Kann ich Innovationen und digitale Lösungen überhaupt noch allein stemmen, oder sollte man besser gleich auf Partner setzen?

Die Frage ist zuallererst, was will ich erreichen und wo liegen meine Kernkompetenzen? Womit kann ich mich bei meinen aktuellen und zukünftigen Kunden differenzieren? Erst dann kann ich bewerten, sind digitalen Fähigkeiten meine Kernkompetenz oder bekomme ich diese besser über Partner oder als Dienste eines größeren IT-Unternehmens abgebildet. Die Zusammenarbeit mit Partnern sehen wir bei ABB als einen wichtigen Weg, denn bei der Komplexität digitaler Lösungen lässt sich nicht mehr alles nur intern machen. Unsere Kernkompetenzen wollen wir jedoch gerne weiterhin allein hegen, pflegen und weiterentwickeln. Jedes Unternehmen sollte herausarbeiten, welche USPs machen mich gegenüber meinen Marktbegleitern erfolgreich und wo benötige ich Unterstützung. Dann kann ich entscheiden, ob ich dafür Partner benötige oder besser in den Personal- und internen Kompetenzaufbau rund um das Thema Digitalisierung investiere.

Ist Antriebstechnik das einfachste und beste Mittel ist, um in die Digitalisierung einzusteigen, egal ob für einen Maschinenbauer oder einen Anlagenbetreiber?

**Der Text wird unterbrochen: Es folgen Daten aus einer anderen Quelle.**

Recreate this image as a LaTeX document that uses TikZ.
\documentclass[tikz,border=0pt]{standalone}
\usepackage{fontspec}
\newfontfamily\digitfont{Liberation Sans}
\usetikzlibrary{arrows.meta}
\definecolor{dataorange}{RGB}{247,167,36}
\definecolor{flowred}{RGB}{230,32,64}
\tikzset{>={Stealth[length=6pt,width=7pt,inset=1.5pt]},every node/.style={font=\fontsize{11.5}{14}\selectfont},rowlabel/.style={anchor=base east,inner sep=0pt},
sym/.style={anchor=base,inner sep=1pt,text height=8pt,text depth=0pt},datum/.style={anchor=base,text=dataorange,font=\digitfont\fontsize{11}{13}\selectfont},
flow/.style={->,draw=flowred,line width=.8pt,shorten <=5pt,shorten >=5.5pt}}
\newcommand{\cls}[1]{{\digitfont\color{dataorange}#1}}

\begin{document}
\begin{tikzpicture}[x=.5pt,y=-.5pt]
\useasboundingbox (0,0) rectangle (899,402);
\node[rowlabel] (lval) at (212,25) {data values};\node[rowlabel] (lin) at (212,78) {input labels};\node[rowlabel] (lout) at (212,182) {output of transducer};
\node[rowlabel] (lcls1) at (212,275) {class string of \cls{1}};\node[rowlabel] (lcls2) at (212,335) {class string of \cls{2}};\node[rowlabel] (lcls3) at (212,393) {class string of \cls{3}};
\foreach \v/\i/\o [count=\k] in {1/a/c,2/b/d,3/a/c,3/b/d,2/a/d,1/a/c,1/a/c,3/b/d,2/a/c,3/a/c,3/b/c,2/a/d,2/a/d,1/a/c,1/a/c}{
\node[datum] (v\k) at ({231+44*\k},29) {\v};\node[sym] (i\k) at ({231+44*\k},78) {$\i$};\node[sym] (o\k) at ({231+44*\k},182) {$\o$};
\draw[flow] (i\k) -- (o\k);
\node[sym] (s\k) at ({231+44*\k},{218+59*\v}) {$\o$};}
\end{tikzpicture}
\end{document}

Superlative würde ich hier weglassen, aber die Antriebstechnik ist sicherlich ein effektives Mittel, weil sich damit viele Hebel gleichzeitig bewegen lassen. Durch digitale Antriebstechnik weiß der Maschinenbauer und Anlagenbetreiber nicht nur was gerade passiert, wann zukünftige Probleme oder Ausfälle sich andeuten, sondern er kann auch die Auslegung und damit die Energieeffizienz einer Maschine beziehungsweise Anlage deutlich optimieren. Der Kundennutzen und der ROI sind durch die Digitalisierung der Antriebstechnik daher sehr schnell zu quantifizieren und realisieren.

Warum sollen Industrieunternehmen ABB als Partner für die Digitalisierung wählen?

Bei der Digitalisierung der Antriebstechnik betrachten wir uns als Innovationsführer. Wir haben ein tiefes Verständnis für die Applikationen im Maschinenbau, wie wir mit unserem digitalen, aber auch konventionellem Portfolio einen Mehrwert für den Kunden schaffen können. Aber wir sind nicht nur ein Antriebstechnikhersteller. Mit den Lösungen und Services von ABB können wir Kunden ganzheitlich bei der digitalen Transformation unterstützen. Wir helfen Industrieunternehmen auf ihrem Weg der Digitalisierung von der Ideenfindung bis zur Umsetzung und darüber hinaus mit Services und Support.